The economist noted that one of the few things that would have kept some of the suburbs out of the $1m club previously was their distance to the CBD — which was becoming less of a concern as Melbourne’s urban boundary expanded.
“Diamond Creek was almost a country area 20 years ago, but now it is very much Melbourne,” Ms Flaherty said.
For Coburg North, Keilor East and Oak Park, Ms Flaherty said there was also the ripple effect in play, with areas closer to Melbourne like Brunswick now unaffordable for many buyers who were simply working their way further out.
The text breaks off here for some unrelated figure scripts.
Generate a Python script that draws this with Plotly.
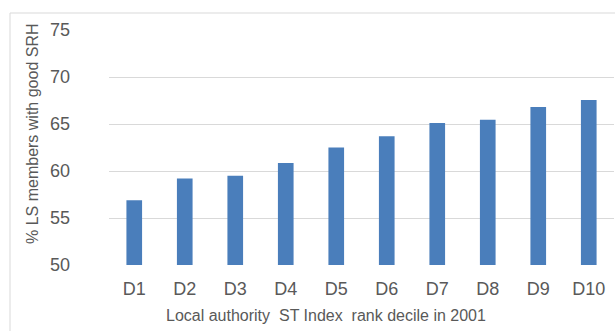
import plotly.graph_objects as go

categories = ["D1", "D2", "D3", "D4", "D5", "D6", "D7", "D8", "D9", "D10"]
values = [56.9, 59.2, 59.5, 60.85, 62.5, 63.7, 65.1, 65.45, 66.8, 67.55]
y_ticks = [50, 55, 60, 65, 70, 75]

x_title = "Local authority  ST Index  rank decile in 2001"
y_title = "% LS members with good SRH"

W, H = 615, 331
L, R, T, B = 109, 1, 30, 66
pw, ph = W - L - R, H - T - B

def px_x(p):
    return (p - L) / pw

def px_y(p):
    return (H - B - p) / ph

FONT = "Liberation Sans, Arial, sans-serif"
GRAY = "#595959"

fig = go.Figure(go.Bar(x=categories, y=values, marker=dict(color="#4a7ebb", line=dict(width=0))))

fig.update_layout(
    width=W, height=H,
    margin=dict(l=L, r=R, t=T, b=B, pad=0, autoexpand=False),
    paper_bgcolor="white", plot_bgcolor="white",
    bargap=0.69,
    showlegend=False,
    font=dict(family=FONT, color=GRAY, size=18),
    xaxis=dict(
        showgrid=False, zeroline=False, showline=False,
        tickfont=dict(size=18, color=GRAY),
        ticks="", ticklabelstandoff=11,
    ),
    yaxis=dict(
        range=[50, 75], tickvals=y_ticks,
        showgrid=True, gridcolor="#d9d9d9", gridwidth=1,
        zeroline=False, showline=False,
        tickfont=dict(size=18, color=GRAY),
        ticks="", ticklabelstandoff=38,
    ),
    shapes=[dict(
        type="rect", xref="paper", yref="paper",
        x0=px_x(10), x1=1.05, y0=px_y(340), y1=px_y(13),
        line=dict(color="#d9d9d9", width=1), fillcolor="rgba(0,0,0,0)", layer="below",
    )],
    annotations=[
        dict(text=x_title, xref="paper", yref="paper", x=px_x(326), y=px_y(315),
             xanchor="center", yanchor="middle", showarrow=False,
             font=dict(size=16, color=GRAY, family=FONT)),
        dict(text=y_title, xref="paper", yref="paper", x=px_x(32), y=px_y(134),
             xanchor="center", yanchor="middle", showarrow=False, textangle=-90,
             font=dict(size=16, color=GRAY, family=FONT)),
    ],
)

fig.write_html("out.html")
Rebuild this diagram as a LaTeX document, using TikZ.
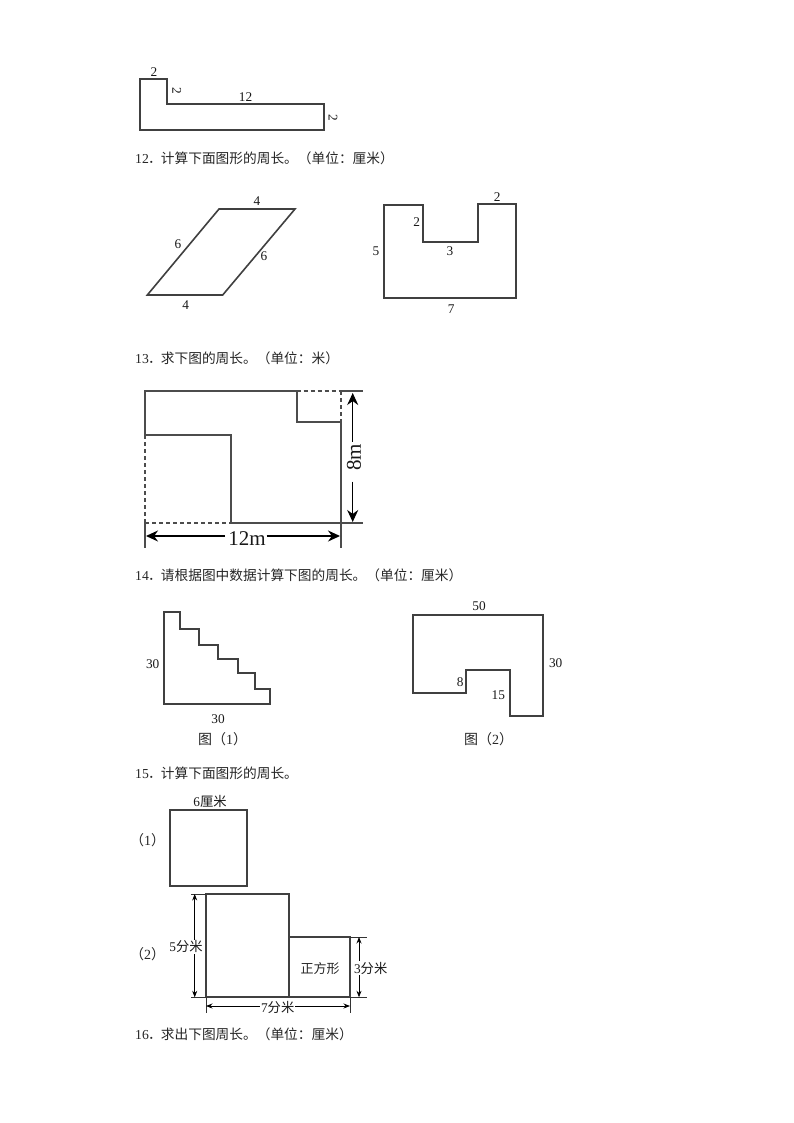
\documentclass[tikz,border=0pt]{standalone}
\usepackage{fontspec}
\setmainfont{Liberation Serif}
\newfontfamily\cjk{Noto Sans CJK SC}
\usetikzlibrary{arrows.meta}
\newcommand{\heading}[4]{\node[headtext] (#1) at (135,#2) {#3\makebox[12pt][c]{\cjk ．}\cjk #4};}
\tikzset{
  x=1pt,y=-1pt,
  fig/.style={draw=black!75,line width=2pt,line join=miter},
  headtext/.style={anchor=base west,inner sep=0pt,font=\fontsize{13.7}{14}\selectfont,text=black!85},
  lab/.style={inner sep=0pt,font=\fontsize{13.3}{14}\selectfont,text=black!90},
  captext/.style={inner sep=0pt,font=\fontsize{14}{14}\selectfont\cjk,text=black!85},
  dimlab/.style={inner sep=1pt,fill=white,font=\fontsize{13.3}{14}\selectfont,text=black!90},
  big/.style={inner sep=0pt,font=\fontsize{21}{21}\selectfont,text=black!90},
  bigline/.style={draw=black!70,line width=2pt},
  bigdash/.style={draw=black!70,line width=2pt,dash pattern=on 4pt off 3pt},
  bigarrow/.style={draw=black,line width=1.3pt,-{Stealth[length=12pt,width=11pt]}},
  dim/.style={draw=black,line width=.8pt,{Stealth[length=6.5pt,width=5pt]}-{Stealth[length=6.5pt,width=5pt]}},
  ext/.style={draw=black!80,line width=.7pt},
}
\begin{document}
\begin{tikzpicture}
\useasboundingbox[fill=white] (0,0) rectangle (794,1123);

% figure above 12
\draw[fig] (140,79.5) -- (167,79.5) -- (167,104.5) -- (324,104.5) -- (324,130) -- (140,130) -- cycle;
\node[lab] (a1) at (154,72) {2};
\node[lab,rotate=-90] (a2) at (176.7,91) {2};
\node[lab] (a3) at (245.5,97) {12};
\node[lab,rotate=-90] (a4) at (333,118) {2};
\heading{h12}{164}{12}{计算下面图形的周长。（单位：厘米）}

% parallelogram
\draw[fig,line width=1.6pt] (219,209) -- (295,209) -- (222.7,295) -- (147.3,295) -- cycle;
\node[lab] (b1) at (257,201.5) {4};
\node[lab] (b2) at (178,244.3) {6};
\node[lab] (b3) at (264,256.3) {6};
\node[lab] (b4) at (185.7,305.3) {4};

% U shape
\draw[fig] (384.3,205) -- (422.7,205) -- (422.7,241.7) -- (477.7,241.7) -- (477.7,204) -- (516.3,204) -- (516.3,298.3) -- (384.3,298.3) -- cycle;
\node[lab] (c1) at (497.3,196.7) {2};
\node[lab] (c2) at (416.7,222.3) {2};
\node[lab] (c3) at (376,251) {5};
\node[lab] (c4) at (450,251.3) {3};
\node[lab] (c5) at (451.3,309) {7};
\heading{h13}{363}{13}{求下图的周长。（单位：米）}

% figure 13
\draw[bigline] (145,435) -- (145,391) -- (296.7,391) -- (296.7,421.7) -- (340.7,421.7) -- (340.7,547.7);
\draw[bigline] (340.7,391) -- (363.3,391);
\draw[bigline] (145,435) -- (231,435) -- (231,523.3) -- (363.3,523.3);
\draw[bigline] (145,523.3) -- (145,547.7);
\draw[bigdash] (296.7,391) -- (340.7,391);
\draw[bigdash] (340.7,391) -- (340.7,421.7);
\draw[bigdash] (145,435) -- (145,523.3);
\draw[bigdash] (145,523.3) -- (231,523.3);
\node[big,rotate=90] (m8) at (354,457.5) {8m};
\node[big] (m12) at (247,539) {12m};
\coordinate (up) at (352.7,393);
\coordinate (dn) at (352.7,522);
\coordinate (lf) at (146,536);
\coordinate (rt) at (340,536);
\coordinate (upa) at (352.7,441.7);
\coordinate (dna) at (352.7,481.7);
\coordinate (lfa) at (225,536);
\coordinate (rta) at (266.7,536);
\draw[bigarrow] (upa) -- (up);
\draw[bigarrow] (dna) -- (dn);
\draw[bigarrow] (lfa) -- (lf);
\draw[bigarrow] (rta) -- (rt);
\heading{h14}{580}{14}{请根据图中数据计算下图的周长。（单位：厘米）}

% stairs
\draw[fig] (164.3,612) -- (180.3,612) -- (180.3,629.3) -- (198.7,629.3) -- (198.7,644.7) -- (217.7,644.7) -- (217.7,659.3) -- (238,659.3) -- (238,673.3) -- (255,673.3) -- (255,689) -- (269.7,689) -- (269.7,703.7) -- (164.3,703.7) -- cycle;
\node[lab] (d1) at (152.7,664) {30};
\node[lab] (d2) at (218,719) {30};
\node[captext,anchor=west] (d3) at (198,739) {图（{\rmfamily 1}）};

% figure 14(2)
\draw[fig] (412.7,614.7) -- (542.7,614.7) -- (542.7,715.7) -- (510,715.7) -- (510,670.3) -- (466,670.3) -- (466,693) -- (412.7,693) -- cycle;
\node[lab] (e1) at (479,606) {50};
\node[lab] (e2) at (555.7,663) {30};
\node[lab] (e3) at (460.3,681.7) {8};
\node[lab] (e4) at (498.3,695) {15};
\node[captext,anchor=west] (e5) at (464,739) {图（{\rmfamily 2}）};
\heading{h15}{778}{15}{计算下面图形的周长。}

% figure 15
\draw[fig] (170.3,809.7) rectangle (247,886);
\node[lab] (f1) at (210,801) {6{\cjk 厘米}};
\node[captext,anchor=west] (f2) at (130,840) {（{\rmfamily 1}）};
\node[captext,anchor=west] (f3) at (130,954.3) {（{\rmfamily 2}）};
\draw[fig] (206,997.3) -- (206,894) -- (289,894) -- (289,997.3) -- cycle;
\draw[fig] (289,937) -- (350,937) -- (350,997.3) -- (289,997.3);
\node[captext,font=\fontsize{13}{14}\selectfont\cjk] (f4) at (320,968.3) {正方形};
\draw[ext] (191,894) -- (206,894);
\draw[ext] (191,997.3) -- (206,997.3);
\draw[ext] (350,937) -- (366.7,937);
\draw[ext] (350,997.3) -- (366.7,997.3);
\draw[ext] (206,997.3) -- (206,1012.7);
\draw[ext] (350,997.3) -- (350,1012.7);
\coordinate (g1) at (194.7,894);
\coordinate (g2) at (194.7,997.3);
\coordinate (g3) at (359,937);
\coordinate (g4) at (359,997.3);
\coordinate (g5) at (206,1006);
\coordinate (g6) at (350,1006);
\draw[dim] (g1) -- (g2);
\draw[dim] (g3) -- (g4);
\draw[dim] (g5) -- (g6);
\node[dimlab] (f5) at (186,946.7) {5{\cjk 分米}};
\node[dimlab] (f6) at (370.7,968.3) {3{\cjk 分米}};
\node[dimlab] (f7) at (277.7,1007) {7{\cjk 分米}};
\heading{h16}{1039}{16}{求出下图周长。（单位：厘米）}
\end{tikzpicture}
\end{document}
Bell Real Estate’s Corinne Sukroo said Ferny Creek, which topped the list, had been gaining popularity for its relaxed lifestyle as the acceptability of working from home had grown.
And with more people moving to the area, Ms Sukroo noted many were renovating and updating residences which had raised the quality of homes in the Dandenong Ranges suburb.
“And, there are no traffic lights in the suburb — the nearest one is in Ferntree Gully,” she said.
Melbourne’s new million-dollar club suburbs
Suburb: 2023 median — 2024 Median
Ferny Creek: $936,500 — $1.19m
Diamond Creek: $950,000 — $1.078m
Oak Park: $939,500 — $1,077,500
Greensborough: $980,000 — $1.04m
Keilor East: $970,000 — $1.015m
Coburg North: $900,000 — $1,008,750
Ringwood: $995,000 — $1.005m
Beaconsfield: $985,000 — $1.005m
Source: PropTrack
Morrison Kleeman director Craig Parker said both Greensborough and Diamond Creek had performed well throughout the year, with buyers increasingly appreciating its array of shops and eateries, a local cinema and pool, plus a train station and popular schools.
“And I have said for years that Greensborough is undervalued and underpriced,” Mr Parker said.
He noted that both areas would likely have even brighter futures ahead of them when the North East Link was completed in a few years’ time.
In Melbourne’s north, Nelson Alexander’s Sam Gotzilianis said while Coburg North had been a dangerous place 30 years ago when Pentridge Prison was still open, the former lockup was now more commonly a place to go see a movie or grab some dumplings with friends.
With many locals in the suburb catching up for barbecues and to exchange presents for their neighbours’ kids at this time of year, he said a family-friendly nature was now part of the area’s fabric, as it was for nearby Oak Park.
“And they are value for money areas,” Mr Gotzilianis said.
“You can still get a family home with a backyard for $1m. In the south east or east, that won’t happen.”
And with an easy commute to the city as the two almost neighbouring areas are largely set along two train lines, he said their rise through the ranks to $1m median house price status had likely been inevitable.